Long may he dispense such treasures with unsparing hand; and long may they remember him as worthily!
* * * * * *
The term we had assigned for the duration of our stay in Washington was now at an end, and we were to begin to travel; for the railroad distances we had traversed yet, in journeying among these older towns, are on that great continent looked upon as nothing.
I had at first intended going South - to Charleston. But when I came to consider the length of time which this journey would occupy, and the premature heat of the season, which even at Washington had been often very trying; and weighed moreover, in my own mind, the pain of living in the constant contemplation of slavery, against the more than doubtful chances of my ever seeing it, in the time I had to spare, stripped of the disguises in which it would certainly be dressed, and so adding any item to the host of facts already heaped together on the subject; I began to listen to old whisperings which had often been present to me at home in England, when I little thought of ever being here; and to dream again of cities growing up, like palaces in fairy tales, among the wilds and forests of the west.
The advice I received in most quarters when I began to yield to my desire of travelling towards that point of the compass was, according to custom, sufficiently cheerless: my companion being threatened with more perils, dangers, and discomforts, than I can remember or would catalogue if I could; but of which it will be sufficient to remark that blowings-up in steamboats and breakings- down in coaches were among the least. But, having a western route sketched out for me by the best and kindest authority to which I could have resorted, and putting no great faith in these discouragements, I soon determined on my plan of action.
This was to travel south, only to Richmond in Virginia; and then to turn, and shape our course for the Far West; whither I beseech the reader's company, in a new chapter.
CHAPTER IX - A NIGHT STEAMER ON THE POTOMAC RIVER. VIRGINIA ROAD, AND A BLACK DRIVER. RICHMOND. BALTIMORE. THE HARRISBURG MAIL, AND A GLIMPSE OF THE CITY. A CANAL BOAT
WE were to proceed in the first instance by steamboat; and as it is usual to sleep on board, in consequence of the starting-hour being four o'clock in the morning, we went down to where she lay, at that very uncomfortable time for such expeditions when slippers are most valuable, and a familiar bed, in the perspective of an hour or two, looks uncommonly pleasant.
It is ten o'clock at night: say half-past ten: moonlight, warm, and dull enough. The steamer (not unlike a child's Noah's ark in form, with the machinery on the top of the roof) is riding lazily up and down, and bumping clumsily against the wooden pier, as the ripple of the river trifles with its unwieldy carcase. The wharf is some distance from the city. There is nobody down here; and one or two dull lamps upon the steamer's decks are the only signs of life remaining, when our coach has driven away. As soon as our footsteps are heard upon the planks, a fat negress, particularly favoured by nature in respect of bustle, emerges from some dark stairs, and marshals my wife towards the ladies' cabin, to which retreat she goes, followed by a mighty bale of cloaks and great- coats. I valiantly resolve not to go to bed at all, but to walk up and down the pier till morning.

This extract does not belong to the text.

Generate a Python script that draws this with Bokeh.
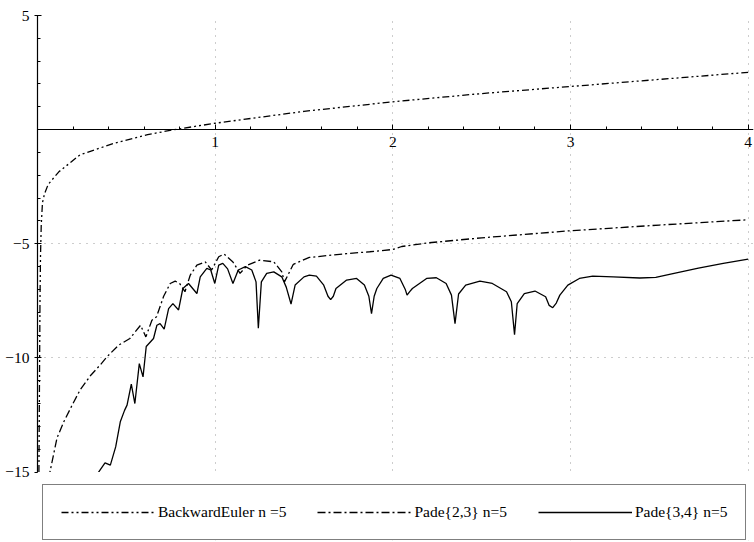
from bokeh.plotting import figure
from bokeh.models import FixedTicker, Legend, LegendItem, Range1d, BoxAnnotation
from bokeh.embed import file_html
from bokeh.resources import INLINE

# ---------------- data ----------------
be_x = [0.008, 0.010, 0.012, 0.014, 0.017, 0.021, 0.028, 0.04, 0.06, 0.12, 0.24, 0.43, 0.62,
        0.77, 1.0, 1.5, 2.0, 2.5, 3.0, 3.5, 4.0]
be_y = [-15.0, -12.5, -10.0, -7.5, -5.5, -4.2, -3.2, -2.8, -2.4, -1.85, -1.1, -0.6, -0.22,
        0.0, 0.28, 0.8, 1.22, 1.58, 1.89, 2.2, 2.51]

p23_x = [0.065, 0.07, 0.11, 0.148, 0.195, 0.24, 0.30, 0.354, 0.39, 0.457, 0.52, 0.58, 0.61,
         0.644, 0.67, 0.71, 0.747, 0.775, 0.80, 0.83, 0.86, 0.897, 0.944, 0.98, 1.02, 1.05,
         1.10, 1.14, 1.18, 1.25, 1.33, 1.375, 1.39, 1.44, 1.53, 1.74, 1.87, 2.0, 2.05, 2.2,
         2.5, 3.0, 3.5, 4.0]
p23_y = [-15.3, -15.0, -13.5, -12.8, -12.07, -11.4, -10.76, -10.3, -9.96, -9.44, -9.15, -8.57,
         -9.08, -8.35, -8.2, -7.3, -6.74, -6.64, -6.74, -7.1, -6.37, -5.94, -5.79, -6.15, -5.57,
         -5.45, -5.8, -6.3, -5.94, -5.72, -5.79, -6.23, -6.67, -5.9, -5.6, -5.43, -5.35, -5.25,
         -5.12, -4.96, -4.74, -4.43, -4.18, -3.95]

p34_x = [0.33, 0.344, 0.38, 0.41, 0.44, 0.466, 0.49, 0.504, 0.528, 0.548, 0.573, 0.594, 0.612,
         0.653, 0.672, 0.69, 0.713, 0.738, 0.762, 0.794, 0.818, 0.85, 0.897, 0.916, 0.953,
         0.975, 0.998, 1.02, 1.043, 1.07, 1.10, 1.13, 1.17, 1.206, 1.23, 1.243, 1.26, 1.29,
         1.33, 1.375, 1.40, 1.427, 1.45, 1.50, 1.53, 1.57, 1.61, 1.635, 1.65, 1.665, 1.68,
         1.74, 1.796, 1.84, 1.865, 1.88, 1.895, 1.91, 1.946, 1.99, 2.04, 2.07, 2.08, 2.095,
         2.11, 2.19, 2.245, 2.30, 2.33, 2.35, 2.37, 2.41, 2.49, 2.56, 2.64, 2.667, 2.685,
         2.70, 2.74, 2.80, 2.86, 2.88, 2.90, 2.92, 2.94, 2.985, 3.05, 3.125, 3.24, 3.39,
         3.48, 3.57, 3.72, 3.86, 4.0]
p34_y = [-15.3, -15.0, -14.6, -14.7, -13.9, -12.8, -12.3, -12.07, -11.15, -12.0, -10.25, -10.83,
         -9.5, -9.15, -8.57, -8.5, -8.74, -7.84, -7.62, -7.9, -6.96, -6.74, -7.18, -6.45,
         -6.08, -6.15, -6.74, -5.94, -5.86, -6.1, -6.74, -6.15, -6.0, -6.15, -6.67, -8.7,
         -6.67, -6.3, -6.23, -6.45, -6.9, -7.64, -6.81, -6.45, -6.37, -6.42, -6.8, -7.3,
         -7.45, -7.3, -6.96, -6.59, -6.52, -6.81, -7.3, -8.06, -7.3, -6.96, -6.52, -6.37,
         -6.52, -7.0, -7.25, -7.1, -6.96, -6.52, -6.49, -6.74, -7.25, -8.5, -7.2, -6.81,
         -6.64, -6.74, -7.1, -7.54, -8.98, -7.62, -7.18, -7.07, -7.32, -7.7, -7.8, -7.6,
         -7.25, -6.81, -6.52, -6.42, -6.45, -6.5, -6.47, -6.32, -6.07, -5.86, -5.67]

x_major = [1, 2, 3, 4]
x_minor = [0, 0.2, 0.4, 0.6, 0.8, 1.0, 1.2, 1.4, 1.6, 1.8, 2.0, 2.2, 2.4, 2.6, 2.8, 3.0,
           3.2, 3.4, 3.6, 3.8, 4.0]
y_major = [-15, -10, -5, 5]
y_minor = [-15, -14, -13, -12, -11, -10, -9, -8, -7, -6, -5, -4, -3, -2, -1, 0,
           1, 2, 3, 4, 5]
y_labels = {-15: "\u221215", -10: "\u221210", -5: "\u22125", 5: "5"}
y_lo, y_hi = -15, 5          # plotted value window

labels = ["BackwardEuler n =5", "Pade{2,3} n=5", "Pade{3,4} n=5"]

# ---------------- figure ----------------
FONT = "Liberation Serif, Times New Roman, serif"

# the frame reaches below -15 so the legend box can sit inside it
p = figure(width=754, height=542,
           x_range=Range1d(0, 4.03), y_range=Range1d(-18.0, 5),
           output_backend="svg", toolbar_location=None,
           min_border_left=37, min_border_right=1, min_border_top=15,
           min_border_bottom=2)
p.outline_line_color = None
p.background_fill_color = "white"
p.border_fill_color = "white"

for ax in (p.xaxis, p.yaxis):
    ax.axis_line_color = "black"
    ax.axis_line_width = 1.2
    ax.major_tick_line_color = "black"
    ax.minor_tick_line_color = "black"
    ax.major_label_text_font = FONT
    ax.major_label_text_font_size = "15.5px"
    ax.major_label_text_color = "black"

# x-axis runs along y = 0
p.xaxis.fixed_location = 0
p.xaxis.ticker = FixedTicker(ticks=x_major, minor_ticks=x_minor)
p.xaxis.major_tick_in = 5
p.xaxis.major_tick_out = 0
p.xaxis.minor_tick_in = 3
p.xaxis.minor_tick_out = 0
p.xaxis.major_label_standoff = 7

p.yaxis.bounds = (y_lo, y_hi)
p.yaxis.ticker = FixedTicker(ticks=y_major, minor_ticks=y_minor)
p.yaxis.major_label_overrides = y_labels
p.yaxis.major_tick_in = 4
p.yaxis.major_tick_out = 3
p.yaxis.minor_tick_in = 3
p.yaxis.minor_tick_out = 0
p.yaxis.major_label_standoff = 5

# grid
p.xgrid.ticker = FixedTicker(ticks=x_major)
p.ygrid.ticker = FixedTicker(ticks=y_major)
for g in (p.xgrid, p.ygrid):
    g.grid_line_color = "#9a9a9a"
    g.grid_line_dash = "1 6"
    g.grid_line_width = 1

# curves
r_be = p.line(be_x, be_y, line_color="black", line_width=1.3, line_dash="7 3 2 3 2 3")
r_23 = p.line(p23_x, p23_y, line_color="black", line_width=1.3, line_dash="8 3 2 3")
r_34 = p.line(p34_x, p34_y, line_color="black", line_width=1.3)

# blank out everything below the plotted window (under the legend)
p.add_layout(BoxAnnotation(top=y_lo, fill_color="white", fill_alpha=1.0,
                           line_color=None, level="annotation"))

legend = Legend(items=[LegendItem(label=labels[0], renderers=[r_be]),
                       LegendItem(label=labels[1], renderers=[r_23]),
                       LegendItem(label=labels[2], renderers=[r_34])],
                location=(5, 0), orientation="horizontal",
                glyph_width=94, glyph_height=18, label_standoff=3, spacing=31,
                padding=18, label_height=18, margin=0,
                label_text_font=FONT, label_text_font_size="15.5px", label_text_color="black",
                border_line_color="black", border_line_width=1,
                background_fill_color="white", background_fill_alpha=1)
p.add_layout(legend, "center")

open("out.html", "w").write(file_html(p, INLINE))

I begin my promenade - thinking of all kinds of distant things and persons, and of nothing near - and pace up and down for half-an- hour. Then I go on board again; and getting into the light of one of the lamps, look at my watch and think it must have stopped; and wonder what has become of the faithful secretary whom I brought along with me from Boston. He is supping with our late landlord (a Field Marshal, at least, no doubt) in honour of our departure, and may be two hours longer. I walk again, but it gets duller and duller: the moon goes down: next June seems farther off in the dark, and the echoes of my footsteps make me nervous.